In a new MCA installation, Leslie Hewitt and Bradford Young re-create the quieter moments of history.



If you're too young to have lived through the civil rights movement, it's likely your memory of it has been shaped by family stories, PBS documentaries, and, most of all, black-and-white news photos. So you may be forgiven for thinking the movement was all marches and speeches and angry mobs and acts of violence.

But when Leslie Hewitt, a New York-based visual artist who was born in 1977, visited the Menil Collection in Houston to look through its archive of civil rights-era photos, she noticed something else: shots of people in the quiet moments no one really remembers, standing on subway platforms or waiting in line.

Hewitt also noticed a similarity between those photos and Third Cinema, a film movement that emerged from African and Latin American countries recently liberated from colonialism. Third Cinema, like New Wave, tells the large stories of historical changes by concentrating on the smaller stories about how those changes affected the people who lived through them. It's also had a strong influence on Hewitt's own work.

For Untitled (Structures), an installation opening this week at the MCA, Hewitt and her collaborator, cinematographer Bradford Young, took a road trip to some key sites of the civil rights movement and the Great Migration—in Houston, Little Rock, Memphis, and Chicago—to re-create a few of the quieter moments in the Menil photos with actors in period costume. Instead of photography, though, they used cinema.

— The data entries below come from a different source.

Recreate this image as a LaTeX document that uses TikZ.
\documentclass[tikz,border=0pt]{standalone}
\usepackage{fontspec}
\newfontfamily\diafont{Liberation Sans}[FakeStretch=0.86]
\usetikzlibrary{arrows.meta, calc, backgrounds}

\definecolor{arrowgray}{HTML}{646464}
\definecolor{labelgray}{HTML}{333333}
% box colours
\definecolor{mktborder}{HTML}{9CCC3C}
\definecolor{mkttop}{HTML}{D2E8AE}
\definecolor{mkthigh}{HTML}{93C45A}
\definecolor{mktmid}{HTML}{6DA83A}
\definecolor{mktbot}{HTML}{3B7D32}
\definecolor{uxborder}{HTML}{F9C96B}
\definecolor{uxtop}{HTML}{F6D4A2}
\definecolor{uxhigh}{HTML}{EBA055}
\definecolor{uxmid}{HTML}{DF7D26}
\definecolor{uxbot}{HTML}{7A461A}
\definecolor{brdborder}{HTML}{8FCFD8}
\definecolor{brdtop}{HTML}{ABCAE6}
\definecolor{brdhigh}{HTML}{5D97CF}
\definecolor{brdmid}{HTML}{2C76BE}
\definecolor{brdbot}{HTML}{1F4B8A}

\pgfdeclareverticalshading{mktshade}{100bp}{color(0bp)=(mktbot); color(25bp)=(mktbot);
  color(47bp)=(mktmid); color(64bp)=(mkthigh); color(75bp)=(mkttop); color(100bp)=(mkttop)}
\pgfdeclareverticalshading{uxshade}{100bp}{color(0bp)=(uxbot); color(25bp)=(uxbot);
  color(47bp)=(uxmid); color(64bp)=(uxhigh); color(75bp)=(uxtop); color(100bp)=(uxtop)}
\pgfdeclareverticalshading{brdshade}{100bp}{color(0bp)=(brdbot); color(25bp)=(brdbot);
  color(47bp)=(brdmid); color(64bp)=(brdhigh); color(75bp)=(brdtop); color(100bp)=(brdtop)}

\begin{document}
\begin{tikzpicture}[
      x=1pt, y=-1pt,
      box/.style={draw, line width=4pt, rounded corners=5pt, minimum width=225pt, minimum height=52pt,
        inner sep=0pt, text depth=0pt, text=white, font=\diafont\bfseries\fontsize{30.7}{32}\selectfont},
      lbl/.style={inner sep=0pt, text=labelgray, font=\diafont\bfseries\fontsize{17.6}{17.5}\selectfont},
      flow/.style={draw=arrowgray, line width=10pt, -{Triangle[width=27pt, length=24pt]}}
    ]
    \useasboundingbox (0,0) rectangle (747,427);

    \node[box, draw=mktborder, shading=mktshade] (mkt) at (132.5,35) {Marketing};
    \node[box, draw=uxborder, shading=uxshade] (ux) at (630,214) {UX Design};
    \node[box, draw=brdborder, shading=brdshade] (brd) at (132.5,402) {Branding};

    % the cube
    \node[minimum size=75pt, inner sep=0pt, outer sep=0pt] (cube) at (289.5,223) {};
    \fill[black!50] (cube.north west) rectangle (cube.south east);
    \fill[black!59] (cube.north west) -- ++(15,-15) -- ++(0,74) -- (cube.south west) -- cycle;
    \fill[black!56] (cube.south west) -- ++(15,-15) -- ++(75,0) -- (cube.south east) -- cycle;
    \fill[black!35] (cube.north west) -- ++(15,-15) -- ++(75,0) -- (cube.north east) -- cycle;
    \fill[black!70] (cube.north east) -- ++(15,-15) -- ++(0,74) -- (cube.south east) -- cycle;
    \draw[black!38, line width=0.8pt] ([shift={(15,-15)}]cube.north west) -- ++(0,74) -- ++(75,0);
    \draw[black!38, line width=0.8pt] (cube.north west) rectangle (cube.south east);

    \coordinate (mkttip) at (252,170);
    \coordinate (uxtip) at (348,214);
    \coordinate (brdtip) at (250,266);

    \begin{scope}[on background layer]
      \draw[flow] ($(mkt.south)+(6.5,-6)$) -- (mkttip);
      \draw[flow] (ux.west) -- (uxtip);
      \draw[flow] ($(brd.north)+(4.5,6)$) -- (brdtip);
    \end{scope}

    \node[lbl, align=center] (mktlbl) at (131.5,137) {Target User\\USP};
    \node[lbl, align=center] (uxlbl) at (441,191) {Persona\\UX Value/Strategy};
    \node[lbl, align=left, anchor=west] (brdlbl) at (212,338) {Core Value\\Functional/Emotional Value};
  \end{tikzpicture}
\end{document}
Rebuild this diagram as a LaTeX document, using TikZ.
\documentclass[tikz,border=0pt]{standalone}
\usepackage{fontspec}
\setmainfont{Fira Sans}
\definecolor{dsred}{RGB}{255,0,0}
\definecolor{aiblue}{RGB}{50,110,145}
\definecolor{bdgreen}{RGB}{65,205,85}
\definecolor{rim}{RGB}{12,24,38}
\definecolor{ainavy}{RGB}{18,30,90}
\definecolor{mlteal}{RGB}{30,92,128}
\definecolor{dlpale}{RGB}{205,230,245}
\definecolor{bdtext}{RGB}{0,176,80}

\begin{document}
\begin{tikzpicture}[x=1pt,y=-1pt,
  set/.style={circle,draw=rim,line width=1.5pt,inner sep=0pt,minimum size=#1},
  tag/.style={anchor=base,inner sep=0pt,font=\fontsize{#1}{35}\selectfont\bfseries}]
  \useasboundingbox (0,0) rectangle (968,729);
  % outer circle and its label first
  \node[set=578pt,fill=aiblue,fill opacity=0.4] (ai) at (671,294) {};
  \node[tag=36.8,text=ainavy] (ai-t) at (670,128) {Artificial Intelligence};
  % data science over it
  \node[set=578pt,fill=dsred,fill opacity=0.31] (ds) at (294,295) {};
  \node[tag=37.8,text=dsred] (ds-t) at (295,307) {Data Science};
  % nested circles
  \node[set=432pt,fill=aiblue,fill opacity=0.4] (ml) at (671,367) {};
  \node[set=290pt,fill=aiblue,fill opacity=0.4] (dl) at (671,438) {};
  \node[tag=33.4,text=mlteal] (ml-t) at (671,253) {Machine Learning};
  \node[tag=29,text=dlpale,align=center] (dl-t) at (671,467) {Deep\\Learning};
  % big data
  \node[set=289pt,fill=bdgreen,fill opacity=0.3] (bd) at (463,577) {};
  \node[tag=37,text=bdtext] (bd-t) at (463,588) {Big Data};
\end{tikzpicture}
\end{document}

"There's a sensation of standing in the moment, like we're in the photo, or about to take a photo ourselves," MCA curator Naomi Beckwith explains. "You see some movement—wind blowing a curtain, or someone blinking—but the movement is very quiet and incidental. . . . It looks like a memory. The actors look like ghosts."

In Chicago, Hewitt and Young used, among other locations, the Rosenwald Apartments in Bronzeville, built in the 20s to provide affordable housing for African-Americans; 39th Street Beach, where a race riot broke out in 1912 after a black child attempted to swim there; and 820 S. Michigan, once the home of Johnson Publishing, which produced Ebony and Jet, now part of Columbia College.

"The civil rights movement was not just shot by Life and the New York Times," Beckwith says. "It was also formed by publications like Ebony, from within the community."

Hewitt and Young transferred their film to digital video and edited the footage into one 16-minute movie. At the MCA, it will run on two separate screens in continuous loops timed to create interesting juxtapositions. The screens are just slightly larger than human scale. The effect, says Beckwith, is similar to that of found photography: "The ghosts recall something, but they can't give answers.

"It's a very generational response to the history of the 40s through the 60s," she continues. "We received history as a memory. We didn't get a sense of the landscape or poetry. We didn't get a sense of the lives of individuals. . . . There's a need for this generation to scare up ghosts again."